Après la fondation de l’État d’Israël en 1948, l’utilisation du terme « Amalécites » pour désigner les adversaires arabes d’Israël a connu une évolution significative. Dans les années 1950 et 1960, son usage était principalement confiné aux cercles religieux orthodoxes. Cependant, après la guerre des Six Jours de 1967, son utilisation s’est étendue à des cercles politiques plus larges.
Le Rav Kook, figure clef du sionisme religieux, a joué un rôle déterminant dans cette rhétorique, particulièrement après 1967. Cette analogie s’est intensifiée à l’extrême droite religieuse, servant à légitimer l’expansion des colonies et la violence contre les civils palestiniens.
Implications juridiques et géopolitiques contemporaines
L’utilisation récente du terme « Amalécites » par des figures politiques israéliennes a eu des répercussions juridiques internationales significatives. Le 28 octobre 2023, dans le contexte de la guerre Israël-Hamas, le Premier ministre israélien Benjamin Netanyahu y a fait référence en s’adressant aux citoyens israéliens, déclarant :
« Vous devez vous rappeler ce qu’Amalec vous a fait ».
Cette déclaration a été citée dans la plainte déposée par l’Afrique du Sud contre Israël devant la Cour internationale de justice (CIJ) pour allégations de génocide.
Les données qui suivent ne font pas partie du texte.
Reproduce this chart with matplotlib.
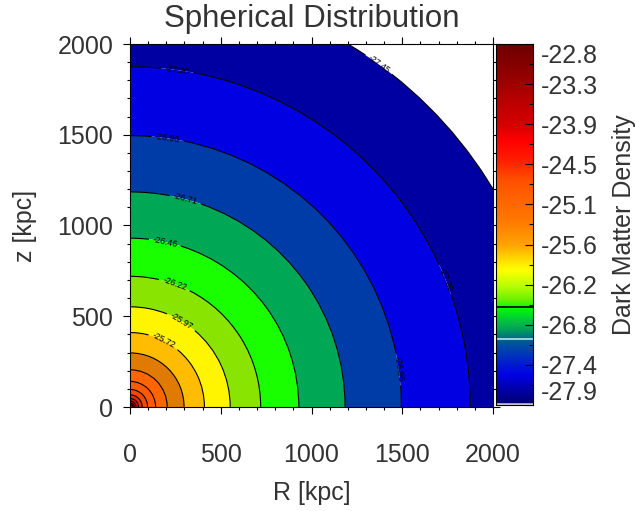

L’Afrique du Sud a interprété cette référence comme une « expression d’intention génocidaire à l’encontre du peuple palestinien de la part de fonctionnaires israéliens ».
Le 26 janvier 2024, la CIJ a rendu sa décision dans cette affaire. Bien que la Cour n’ait pas ordonné un cessez-le-feu immédiat comme demandé par l’Afrique du Sud, elle a reconnu le risque plausible de génocide et a ordonné à Israël de prendre des mesures pour prévenir les actes de génocide.
Débats internes et perspectives futures
Face à ces défis, un débat interne s’est intensifié en Israël sur l’utilisation de telles références bibliques dans le discours politique moderne, à l’heure où les partis religieux prennent de plus en plus de place dans la vie politique israélienne. Certains leaders religieux et politiques israéliens appellent à un retour à une interprétation plus nuancée des textes sacrés.
L’utilisation du terme « Amalécites » reste ainsi un sujet de controverse, avec des implications profondes tant sur le plan national qu’international. Le débat autour de son usage reflète les tensions entre les différents courants politico-religieux en Israël.
Quant à la chanson « Harbu Darbu » de Ness et Stilla, qui fut très mal reçue à l’extérieur d’Israël, elle a valu au duo de nombreuses menaces de mort ainsi que l’interdiction de donner des concerts aux États-Unis, les autorités américaines ayant refusé en mai 2024 de leur accorder des visas, sans doute en raison de la violence des paroles de leur chanson et de potentiels problèmes de sécurité.